Last updated: June 18, 2015
From the Peninsula to Maryland: Sherrill's role in the summer of 1862
Eliakim Sherrill was the third choice for the command of the 126th New York Volunteer Infantry when it was formed. He had only lived in Geneva, NY for two years, having moved there from Brooklyn, and was more interested in his tannery and in politics, but he was still considered a good candidate for a leadership role.
Sherrill and his "green" troops arrived at Harpers Ferry, Virginia on August 25, 1862 where, a little over two weeks later, they would face the determined assault of a veteran Confederate Army. On September 13, 1862, while engaged against Confederate General Lafayette McLaws' seasoned troops, the raw 126th New York began to withdraw. Sherrill and some of his officers, however, were not willing to give up and tried to rally their men, distributing cartridges and lending general inspiration.

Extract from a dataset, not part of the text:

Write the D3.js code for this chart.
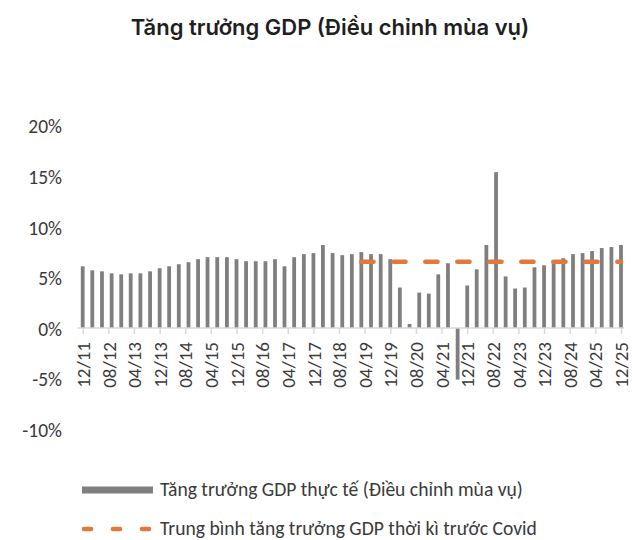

As a result of these actions Sherrill was shot in the jaw and had to be taken to the rear to be tended. The Harpers Ferry garrison was forced to surrender two days later and Sherrill's men were paroled and sent to Camp Douglas in Illinois. Sherrill himself was placed on leave for two months to recuperate from his injury which kept him from returning to the regiment though he did join his men for short periods of time between times of rest at home. Sherrill was able to return to command in time to lead the 126th again in their next engagement, facing the same Confederate troops, at Gettysburg. He was shot there on July 3, 1863 and died the following day.